You Don’t Need a Super Hero

You don’t need a super hero…you need a system.

I ask all of my clients the same question – “How will you manage your pricing after I’m gone?

Usually, they say “so and so” will run point and own all things pricing, or something similar. That is not a bad place to start, but more ideally, you need a pricing system that will outlast “so and so” and help build a repeatable system.

“Building a pricing function is a lot like building muscle – you need form and repetition”

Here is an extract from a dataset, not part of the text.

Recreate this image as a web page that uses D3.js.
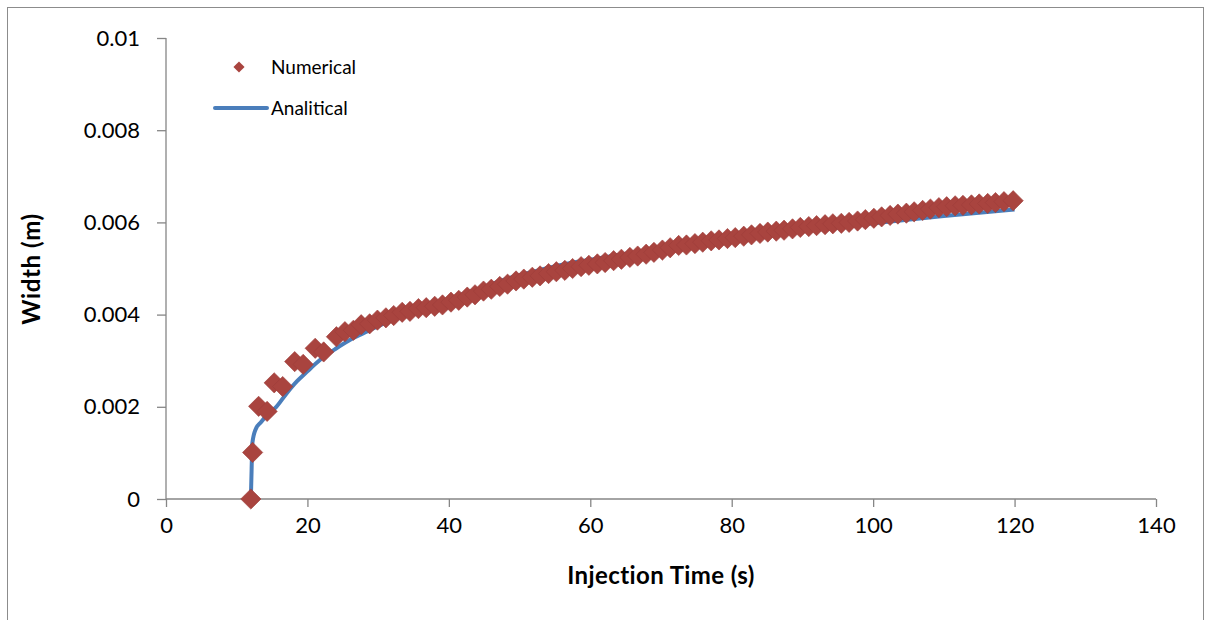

So what does a pricing system look like? Much of it is covered in my book, Street Pricing, but to add more color, I like to boil it down to what I call the three Cs – Centralize, Cadence, Connection. Let me elaborate on each briefly:

Centralize

House all pricing-related material online and make it easy to access – avoid using a random excel spreadsheet off of someone’s laptop. At least use something everyone can access on the cloud, like G-Suite, Office 365, Confluence, Sharepoint, or anything along those lines. Start with a basic folder structure and turn on notifications to keep the site active. This is a fundamental step to establishing your pricing function because above all – You need a source of truth.

Cadence

Schedule regular pricing reviews and integrate pricing as a dedicated topic in business updates and management meetings. Hold pricing committees at least quarterly, but start out monthly for the first quarter to work out all the kinks. Meet more frequently if information is changing or if there are lots of moving parts, such as when you’re releasing new features or when you’re entering a new market. In order to make this new cadence stick, remember to build a rhythm that goes with your culture.

Connection

Connect your pricing discipline across functions like product management (roadmaps), sales/GTM (compensation, value selling), marketing (messaging, competitive position), and finance (forecasts, margins). If you establish a Centralized source of truth and a Cadence that goes with your culture, connecting the dots becomes far easier. Start a pricing artifact matrix (think RACI-ish) that calls out each pricing artifact and the responsible function – this keeps transparency high to avoids one of the top killers of establishing a pricing function – solo heroic efforts done in a vacuum. Bind your company’s connective tissue to make it natural for the business as a whole to think about pricing, not just one person.

Download this Roles and Responsibilities Matrix to give you head start.

Building a pricing function is a lot like building muscle – you need form and repetition. If you follow the simple 3C model I laid out, you will hit the ground running and be a step ahead of the pack. Give it a shot and drop a comment on how it worked. Better yet, share some ideas that worked well for you!

I leave you with this – A super hero will save the day! But a good system will pave the way.